Hours before Donald Trump hit the stage at a South Carolina rally on Monday evening, where he encouraged Republican voters to turn out for incumbent Gov. Henry McMaster in the primary, the president had seen a Breitbart article.
The piece, published on Sunday, aggregated an interview acclaimed director David Lynch had recently granted to The Guardian and included the filmmaker offering some caveated praise of the 45th president of the United States. The Breitbart headline, which Trump gleefully quoted on Twitter on Monday, read, “Director David Lynch: Trump ‘Could Go Down as One of the Greatest Presidents in History.’”
A White House official told The Daily Beast that President Trump was “delighted” after he had read the Breitbart post and talked about it in the same upbeat manner he has used when he has come across news of other A-list celebrities praising his presidency, including rapper Kanye West.
And it didn’t take long for the president to start broadcasting his newfound affection for Lynch to hundreds of Trump fans at a political rally. It was about 20 minutes into Trump’s freewheeling speech on Monday evening when he pulled out a printed copy of the Breitbart story and started reading from it to wild applause and cheers from the audience.
The president conveniently left out the qualification from original Guardian interview that says Lynch is actually “undecided” about the president.
The bulk of the president’s speech, delivered to support an incumbent governor, was pure campaign-mode Donald Trump—a red-meat-heavy stream of consciousness of cultural grievance, personal score-settling, and hardline politics.
When he wasn’t talking about trade wars, or North Korea, or addressing baseless rumors that first lady Melania Trump recently got a “facelift,” the president dove right back into the popular-culture wars.
“Did you see Jimmy Fallon?” he asked, prompting boos from the crowd. The president was referring to a recent interview The Tonight Show host gave in which he expressed regret for playfully messing with Trump’s hair during a particularly softball pre-election sit-down in the fall of 2016.

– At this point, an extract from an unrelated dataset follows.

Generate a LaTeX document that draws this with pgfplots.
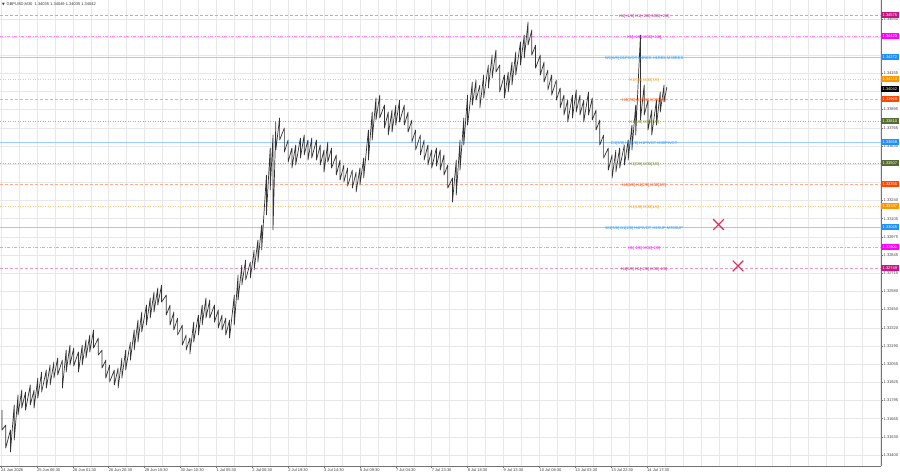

“I made a mistake,” Fallon admitted. “I’m sorry if I made anyone mad. And, looking back, I would do it differently.”
Noting that Fallon “was so disappointed” to find out his hair was “real,” Trump said, “So Jimmy Fallon apologized, he apologized for ‘humanizing me,’ the poor guy, because now he will lose all of us.” He said that Fallon, a “nice guy who looks like a lost soul” called him up to thank him for the “monster ratings.”
As he has done before, Trump proceeded to call “the guy on CBS”—Late Show host and frequent Trump critic Stephen Colbert—a “low-life” with “no talent.”
“Are these people funny?” he asked to shouts of “no!” from his audience. “I can laugh at myself,” he added. “And frankly if I couldn’t, I’d be in big trouble.” It was a rich comment coming from the man who has skipped the White House Correspondents’ Dinner two years in a row and most definitely did not laugh at himself when he attended in 2011 and was famously roasted by Seth Meyers and President Barack Obama.
And then there was Jimmy Kimmel.
On stage at a political rally, Trump spent several minutes making fun of yet another late night host and comedian for supposedly treating him in a deferential way when he appeared on his ABC show several years back. “Now I wouldn’t do his show, that guy’s terrible,” he said.
“They’re not, like, talented people,” Trump lamented. “Johnny Carson was talented.”
Carson, the legendary Tonight Show host, held the coveted late-night gig until 1992. He passed away in 2005.
Yet all of Trump’s musings about the pop-culture landscape paled in comparison to his continued airing of grievances regarding the U.S. judicial system. In claiming, dubiously, that an official came to him “three days ago” requesting an additional 5,000 judges “on the border,” Trump asked, without a hint of irony, “What other country has judges?”
“I don’t want judges,” the president added, as the crowd roared. “I want ICE and border patrol agents.”